Malpass has argued, much like his president, that "multilateralism has gone substantially too far," through international agreements that he and his ilk are wont to describe as part of the "liberal world order" of agencies and agreements spawned in the seven decades since the end of World War II. Perhaps no institution, with the exception of the UN, is as integral to that institutional structure than the World Bank, one of the original Bretton Woods institutions. Trump of course got elected in 2016 by taking an axe to this very system, so US voters certainly can't complain they didn't know what they were getting.
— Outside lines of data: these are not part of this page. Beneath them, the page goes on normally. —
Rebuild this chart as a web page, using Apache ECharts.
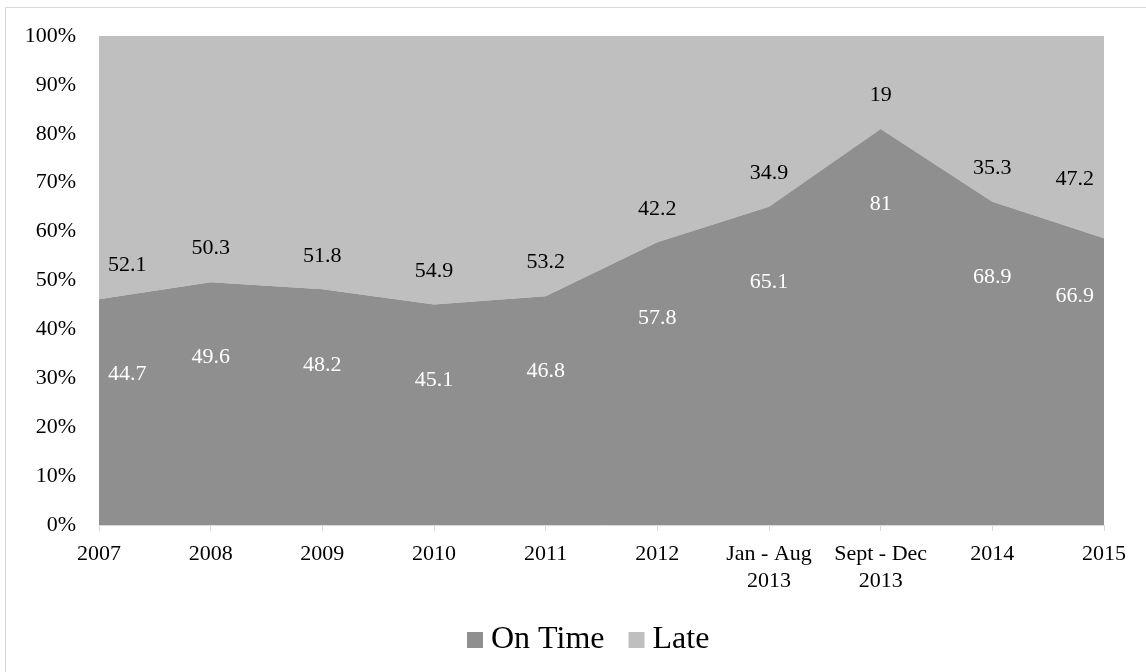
<!DOCTYPE html>
<html>
<head>
<meta charset="utf-8">
<script src="https://cdn.jsdelivr.net/npm/echarts@6/dist/echarts.min.js"></script>
<style>
  html, body { margin: 0; padding: 0; background: #fff; }
  #frame { position: absolute; left: 5px; top: 7px; width: 1150px; height: 680px; border: 1px solid #d9d9d9; box-sizing: border-box; }
  #chart { width: 1146px; height: 672px; position: absolute; left: 0; top: 0; }
</style>
</head>
<body>
<div id="frame"></div>
<div id="chart"></div>
<script>
// Periods shown along the x axis
const categories = ['2007', '2008', '2009', '2010', '2011', '2012', 'Jan - Aug\n2013', 'Sept - Dec\n2013', '2014', '2015'];
// Reported values per period
const onTime = [44.7, 49.6, 48.2, 45.1, 46.8, 57.8, 65.1, 81, 68.9, 66.9];
const late = [52.1, 50.3, 51.8, 54.9, 53.2, 42.2, 34.9, 19, 35.3, 47.2];
// Y axis tick values (percent)
const yTicks = [0, 10, 20, 30, 40, 50, 60, 70, 80, 90, 100];

// 100% stacking: each period's share of its total
const onTimePct = onTime.map((v, i) => v / (v + late[i]) * 100);
const latePct = late.map((v, i) => v / (onTime[i] + v) * 100);

const FONT = '"Liberation Serif", "Times New Roman", serif';
const ON_TIME_COLOR = '#8f8f8f';
const LATE_COLOR = '#bfbfbf';

// labels at the first and last points are pulled inside the plot
const withEdgeLabels = (arr, lastDy) => arr.map((v, i) => {
  if (i === 0) return { value: v, label: { align: 'left', offset: [9, 0] } };
  if (i === arr.length - 1) return { value: v, label: { align: 'right', offset: [-10, lastDy] } };
  return v;
});

const chart = echarts.init(document.getElementById('chart'), null, { renderer: 'canvas' });
chart.setOption({
  animation: false,
  grid: { left: 99, right: 42, top: 36, bottom: 147 },
  legend: {
    data: [
      { name: 'On Time', itemStyle: { color: ON_TIME_COLOR, opacity: 1 } },
      { name: 'Late', itemStyle: { color: LATE_COLOR, opacity: 1 } }
    ],
    top: 619,
    left: 462,
    icon: 'rect',
    itemWidth: 16,
    itemHeight: 16,
    itemGap: 24,
    textStyle: { fontFamily: FONT, fontSize: 32, color: '#000', padding: [0, 0, 0, 3] }
  },
  xAxis: {
    type: 'category',
    data: categories,
    boundaryGap: false,
    axisLine: { show: true, lineStyle: { color: '#d9d9d9', width: 1 } },
    axisTick: { show: true, length: 6, lineStyle: { color: '#d9d9d9' } },
    axisLabel: { fontFamily: FONT, fontSize: 22, color: '#000', margin: 16, lineHeight: 27, interval: 0 },
    splitLine: { show: false }
  },
  yAxis: {
    type: 'value',
    min: yTicks[0],
    max: yTicks[yTicks.length - 1],
    interval: yTicks[1] - yTicks[0],
    axisLine: { show: false },
    axisTick: { show: false },
    splitLine: { show: false },
    axisLabel: { fontFamily: FONT, fontSize: 22, color: '#000', margin: 23, formatter: v => v + '%' }
  },
  series: [
    {
      name: 'On Time',
      type: 'line',
      stack: 'share',
      data: withEdgeLabels(onTimePct, -18),
      clip: false,
      symbol: 'circle',
      symbolSize: 1,
      showSymbol: true,
      lineStyle: { width: 0, color: ON_TIME_COLOR },
      itemStyle: { color: 'rgba(0,0,0,0)' },
      areaStyle: { color: ON_TIME_COLOR, opacity: 1 },
      label: {
        show: true,
        position: 'bottom',
        distance: 64,
        fontFamily: FONT,
        fontSize: 22,
        color: '#fff',
        formatter: p => String(onTime[p.dataIndex])
      },
      z: 3
    },
    {
      name: 'Late',
      type: 'line',
      stack: 'share',
      data: latePct,
      symbol: 'none',
      lineStyle: { width: 0, color: LATE_COLOR },
      itemStyle: { color: LATE_COLOR },
      areaStyle: { color: LATE_COLOR, opacity: 1 },
      z: 2
    },
    {
      // carries the Late labels just above the On Time boundary
      name: 'LateLabels',
      type: 'line',
      data: withEdgeLabels(onTimePct, -26),
      clip: false,
      symbol: 'circle',
      symbolSize: 1,
      showSymbol: true,
      lineStyle: { width: 0, color: 'rgba(0,0,0,0)' },
      itemStyle: { color: 'rgba(0,0,0,0)' },
      silent: true,
      label: {
        show: true,
        position: 'top',
        distance: 22,
        fontFamily: FONT,
        fontSize: 22,
        color: '#000',
        formatter: p => String(late[p.dataIndex])
      },
      z: 4
    }
  ]
});
</script>
</body>
</html>
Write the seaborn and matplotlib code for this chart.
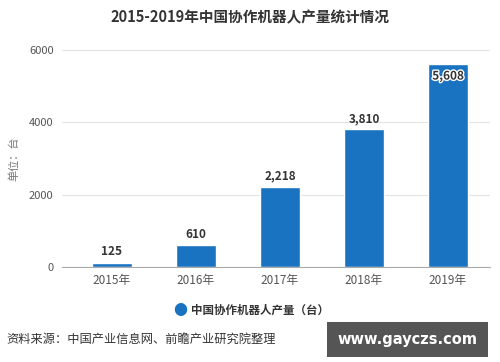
import matplotlib.pyplot as plt
import matplotlib.patheffects as pe
import pandas as pd
import seaborn as sns

# data
years = ['2015年', '2016年', '2017年', '2018年', '2019年']
output = [125, 610, 2218, 3810, 5608]
value_labels = ['125', '610', '2,218', '3,810', '5,608']
yticks = [0, 2000, 4000, 6000]

df = pd.DataFrame({'year': years, 'value': output})

sns.set_style('white')
plt.rcParams['font.family'] = ['Noto Sans CJK SC', 'DejaVu Sans']

fig = plt.figure(figsize=(5.0, 3.62), dpi=100)
ax = fig.add_axes([0.124, 0.262, 0.856, 0.600])

bar_color = '#1a73c0'
sns.barplot(data=df, x='year', y='value', color=bar_color, width=0.476,
            saturation=1, ax=ax)

ax.set_xlim(-0.595, 4.5)
ax.set_ylim(0, 6000)
ax.set_yticks(yticks)
ax.set_yticklabels([str(t) for t in yticks])
ax.yaxis.grid(True, color='#e3e3e3', linewidth=0.8)
ax.set_axisbelow(True)
for s in ['top', 'right', 'left']:
    ax.spines[s].set_visible(False)
ax.spines['bottom'].set_color('#aaaaaa')
ax.tick_params(axis='y', length=0, labelsize=8, colors='#555555', pad=6)
ax.tick_params(axis='x', length=3, color='#aaaaaa', labelsize=8.5,
               colors='#555555', pad=2)
ax.set_xlabel('')
ax.set_ylabel('单位：台', fontsize=8, color='#777777', labelpad=7)

# value labels
for i, (v, lab) in enumerate(zip(output, value_labels)):
    if i == len(output) - 1:
        t = ax.text(i, v - 150, lab, ha='center', va='top', fontsize=8.5,
                    fontweight='bold', color='#333333')
        t.set_path_effects([pe.withStroke(linewidth=2, foreground='white')])
    else:
        ax.text(i, v + 120, lab, ha='center', va='bottom', fontsize=8.5,
                fontweight='bold', color='#333333')

fig.suptitle('2015-2019年中国协作机器人产量统计情况', y=0.975, fontsize=10.5,
             fontweight='bold', color='#333333')

# legend
fig.text(0.36, 0.142, '●', fontsize=10, color=bar_color, ha='center', va='center')
fig.text(0.382, 0.142, '中国协作机器人产量（台）', fontsize=8.3, fontweight='bold',
         color='#333333', ha='left', va='center')

# source
fig.text(0.012, 0.062, '资料来源：中国产业信息网、前瞻产业研究院整理', fontsize=8.8,
         color='#333333', ha='left', va='center')

fig.text(0.675, 0.062, 'www.gayczs.com', fontsize=10.5, fontweight='bold',
         color='white', ha='left', va='center', family='DejaVu Sans',
         bbox=dict(boxstyle='square,pad=0.7', fc='#555555', ec='none'))

fig.savefig('out.png', dpi=100)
But to the extent that the World Bank's mission is a global one (broadly, to fight poverty), the prospect of "an arsonist at the head of the Fire Department", as a former Liberian minister characterised it, Malpass's appointment has brought the question of how the bank's leadership should be selected sharply back into focus.

The US controls about 16 percent of the voting power in making the choice for the World Bank presidency, Although collectively European countries hold more, a sort of 'gentlemen's agreement" between the US and Europe has so far always seen a European named as managing director of the IMF (at present Christine Lagarde, a former French finance minister) while the World Bank chief's post went to an American.

Criticism of the practice has been growing in recent years in favour of nominating people who actually hail from developing countries to these two posts - occasioning the changes that were brought about in 2011-12, only to be abandoned ahead of the latest appointment, which may have been down to the lack of appetite among members for a scrap with the current US administration.

Somewhat ironically though, there is a line of thinking that Malpass's successful nomination makes it all the more likely that whoever succeeds him will NOT be American. It's true that the Bank has been moving in that direction for years now; an unsuccessful and controversial stint by Malpass might be just the thing to push its voting shareholders over the edge. To the extent that a cloud has descended, therein lies the silver lining.